Le notaire, par le contrat

– Proposition : contractualiser la contribution aux charges du ménage. – Le contrat semble être la meilleure solution, à court terme, afin de permettre à chaque notaire d'anticiper, conseiller et pacifier la contribution aux charges du ménage pour une société harmonieuse, et ce tant pour les couples en union libre (Sous-section III), que ceux pacsés (Sous-section II) et mariés (Sous-section I).

Le contrat des époux séparés de biens

– Liberté rédactionnelle. – Ainsi qu'il a été dit ci-dessus, les dispositions de l'article 214 du Code civil sont supplétives de volonté. La diversité des clauses est grande puisque les parties ont la possibilité non seulement de déterminer le montant de leur contribution, mais également d'en fixer les modalités d'exécution.
Étant ici précisé que la participation des deux époux aux charges du ménage est la conséquence de la communauté de vie résultant du mariage. Elle est imposée par le Code civil et est impérative sous tous les régimes matrimoniaux. Toutefois, sous le régime de la séparation de biens, il n'y a pas de biens communs pour y subvenir. Comme l'ont ainsi relevé plusieurs auteurs, les conventions trouvent leur utilité essentielle non pas dans les régimes communautaires où les charges du mariage incombent à la communauté et où tous les revenus des époux, quelle que soit leur provenance, sont appelés à accroître la masse commune, mais dans les régimes séparatistes. Ceci explique le renvoi exprès à l'article 214, fait par le législateur dans l'article 1537 du Code civil, à propos du régime de la séparation de biens.
Quelles sont, à cet égard, nos préconisations rédactionnelles en qualité d'ingénieur notarial pour les époux séparés de biens ? Deux solutions s'offrent aux époux afin de déterminer le montant de la contribution aux charges du mariage : soit ils reprennent le mode de détermination proposé par l'article 214 du Code civil (§ II), soit ils décident d'en retenir d'autres (§ I).
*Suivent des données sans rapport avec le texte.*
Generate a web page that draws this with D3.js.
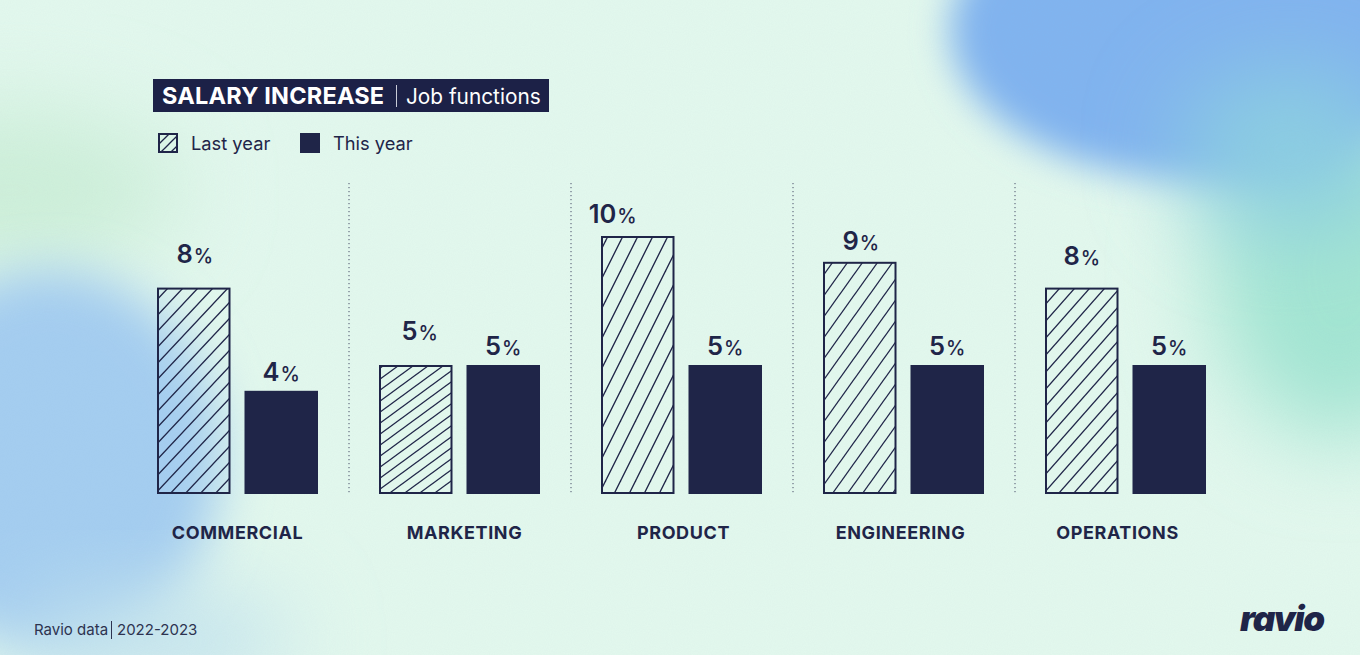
<!DOCTYPE html>
<html><head><meta charset="utf-8">
<script src="https://cdn.jsdelivr.net/npm/d3@7"></script>
<style>
html,body{margin:0;padding:0;background:#e2f8ed;}
svg{display:block;font-family:Inter,"Noto Sans",sans-serif;}
</style></head>
<body>
<script>
const categories = ["COMMERCIAL","MARKETING","PRODUCT","ENGINEERING","OPERATIONS"];
const seriesNames = ["Last year","This year"];
const lastYear = [8,5,10,9,8];
const thisYear = [4,5,5,5,5];
// layout quirks of the original (not data)
const hatchRise = [16,11,30,21,17];
const lastLabelGap = [25,25,13,12,23];
const lastLabelShift = [1,4,-25,1,0];
const thisLabelGap = [10,10,10,10,10];
const catLabelShift = [0,5,2,-3,-8];

const W=1360,H=655, ink="#1f2548";
const svg=d3.select("body").append("svg").attr("width",W).attr("height",H);
const defs=svg.append("defs");

function mkBlur(id,s){
  defs.append("filter").attr("id",id).attr("x","-60%").attr("y","-60%").attr("width","220%").attr("height","220%")
    .append("feGaussianBlur").attr("stdDeviation",s);
}
mkBlur("blur",45); mkBlur("blur2",18); mkBlur("blur3",25);
const noise=defs.append("filter").attr("id","noise");
noise.append("feTurbulence").attr("type","fractalNoise").attr("baseFrequency",0.95).attr("numOctaves",2);
noise.append("feColorMatrix").attr("type","matrix").attr("values","0 0 0 0 0.3  0 0 0 0 0.35  0 0 0 0 0.45  0 0 0 0.06 0");

const bg=svg.append("g");
bg.append("rect").attr("width",W).attr("height",H).attr("fill","#e3f9ee");
bg.append("ellipse").attr("cx",10).attr("cy",190).attr("rx",170).attr("ry",80).attr("fill","#cdf0d9").attr("filter","url(#blur)");
bg.append("ellipse").attr("cx",1340).attr("cy",270).attr("rx",130).attr("ry",170).attr("fill","#a3e6d3").attr("filter","url(#blur)");
bg.append("ellipse").attr("cx",1200).attr("cy",30).attr("rx",250).attr("ry",150).attr("fill","#80b4f0").attr("filter","url(#blur2)");
bg.append("ellipse").attr("cx",1290).attr("cy",150).attr("rx",110).attr("ry",80).attr("fill","#8ccfe2").attr("filter","url(#blur)");
bg.append("ellipse").attr("cx",50).attr("cy",460).attr("rx",170).attr("ry",190).attr("fill","#a4cef1").attr("filter","url(#blur3)");
bg.append("ellipse").attr("cx",150).attr("cy",640).attr("rx",140).attr("ry",50).attr("fill","#c2e3ef").attr("filter","url(#blur)");
bg.append("rect").attr("width",W).attr("height",H).attr("filter","url(#noise)");

// scales
const x0=d3.scaleBand().domain(categories).range([127,1237]).padding(0);
const x1=d3.scaleBand().domain(seriesNames).range([30,x0.bandwidth()-31]).paddingInner(0.16);
const y=d3.scaleLinear().domain([0,10]).range([494,236]);

// hatch patterns
categories.forEach((c,i)=>{
  const dx=15, dy=hatchRise[i];
  const p=defs.append("pattern").attr("id","hatch"+i).attr("patternUnits","userSpaceOnUse")
    .attr("width",dx).attr("height",dy).attr("x",x0(c)+x1("Last year")+4).attr("y",0);
  [-dx,0,dx].forEach(o=>{
    p.append("line").attr("x1",o-dx).attr("y1",2*dy).attr("x2",o+2*dx).attr("y2",-dy)
      .attr("stroke",ink).attr("stroke-width",1.3);
  });
});
const lp=defs.append("pattern").attr("id","hatchLegend").attr("patternUnits","userSpaceOnUse")
  .attr("width",10).attr("height",10).attr("x",159).attr("y",134);
[-10,0,10].forEach(o=>lp.append("line").attr("x1",o-10).attr("y1",20).attr("x2",o+20).attr("y2",-10).attr("stroke",ink).attr("stroke-width",1.3));

// separators
svg.append("g").selectAll("line").data(categories.slice(1)).join("line")
  .attr("x1",d=>x0(d)).attr("x2",d=>x0(d)).attr("y1",183).attr("y2",494)
  .attr("stroke","#4a506a").attr("stroke-width",1).attr("stroke-dasharray","1.2,2.8");

// bars
const groups=svg.append("g").selectAll("g").data(categories).join("g")
  .attr("transform",d=>`translate(${x0(d)},0)`);
groups.append("rect")
  .attr("x",x1("Last year")+1).attr("width",x1.bandwidth()-2)
  .attr("y",(d,i)=>y(lastYear[i])+1).attr("height",(d,i)=>y(0)-y(lastYear[i])-2)
  .attr("fill",(d,i)=>`url(#hatch${i})`).attr("stroke",ink).attr("stroke-width",2);
groups.append("rect")
  .attr("x",x1("This year")).attr("width",x1.bandwidth())
  .attr("y",(d,i)=>y(thisYear[i])).attr("height",(d,i)=>y(0)-y(thisYear[i]))
  .attr("fill",ink);

function valueLabel(sel,vals,key,gaps,shifts){
  const t=sel.append("text").attr("text-anchor","middle")
    .attr("x",(d,i)=>x1(key)+x1.bandwidth()/2+(shifts?shifts[i]:0))
    .attr("y",(d,i)=>y(vals[i])-gaps[i]).attr("fill",ink);
  t.append("tspan").attr("font-size",25.5).attr("font-weight",600).text((d,i)=>vals[i]);
  t.append("tspan").attr("font-size",19.5).attr("font-weight",500).attr("dx",1).text("%");
}
valueLabel(groups,lastYear,"Last year",lastLabelGap,lastLabelShift);
valueLabel(groups,thisYear,"This year",thisLabelGap,null);

groups.append("text")
  .attr("x",(d,i)=>(x1("Last year")+x1("This year")+x1.bandwidth())/2+catLabelShift[i])
  .attr("y",539).attr("text-anchor","middle").attr("font-size",18).attr("font-weight",700)
  .attr("letter-spacing",0.6).attr("fill",ink).text(d=>d);

// title
svg.append("rect").attr("x",153).attr("y",79).attr("width",396).attr("height",33).attr("fill","#1c2147");
svg.append("text").attr("x",162).attr("y",104).attr("fill","#fff").attr("font-size",23.5).attr("font-weight",700).attr("letter-spacing",0.2).text("SALARY INCREASE");
svg.append("line").attr("x1",396.5).attr("x2",396.5).attr("y1",85).attr("y2",107).attr("stroke","#c8cbd8").attr("stroke-width",1);
svg.append("text").attr("x",406).attr("y",104).attr("fill","#fff").attr("font-size",20.8).attr("font-weight",400).text("Job functions");

// legend
const leg=svg.append("g");
leg.append("rect").attr("x",159).attr("y",134).attr("width",18).attr("height",18).attr("fill","url(#hatchLegend)").attr("stroke",ink).attr("stroke-width",2);
leg.append("text").attr("x",191).attr("y",150).attr("font-size",18.3).attr("fill",ink).text(seriesNames[0]);
leg.append("rect").attr("x",300).attr("y",133).attr("width",20).attr("height",20).attr("fill",ink);
leg.append("text").attr("x",333).attr("y",150).attr("font-size",18.3).attr("fill",ink).text(seriesNames[1]);

// footer
svg.append("text").attr("x",34).attr("y",635).attr("font-size",15).attr("fill","#2d3350").text("Ravio data");
svg.append("line").attr("x1",111.5).attr("x2",111.5).attr("y1",621).attr("y2",639).attr("stroke","#2d3350").attr("stroke-width",1);
svg.append("text").attr("x",117).attr("y",635).attr("font-size",15).attr("fill","#2d3350").text("2022-2023");

// logo
svg.append("text").attr("x",1240).attr("y",631).attr("font-size",35).attr("font-weight",900).attr("font-style","italic")
  .attr("letter-spacing",-1.3).attr("fill",ink).text("ravio");
</script>
</body></html>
Une contribution à proportion libre

– Portée large ; quoique ? – La première option consiste à laisser aux parties l'initiative de choisir elles-mêmes les modes de détermination du montant de leur contribution, comme l'autorise l'article 214 du Code civil. Cette option est de large portée puisque les conventions envisageables sont diverses.
Les époux peuvent notamment convenir d'une fraction (par ex. : deux tiers pour la femme, un tiers pour le mari) ou d'un pourcentage déterminé (par ex. : 35 % pour la femme, 65 % pour le mari) des charges qui incomberont à chacun d'eux. Ou encore les époux peuvent décider d'une somme fixe ou d'une partie de leurs revenus.
En pratique, la majorité des époux peuvent difficilement anticiper de manière aussi précise la contribution qu'ils seront en mesure d'allouer tout au long du mariage. Cette dérogation est à conserver pour des cas bien particuliers.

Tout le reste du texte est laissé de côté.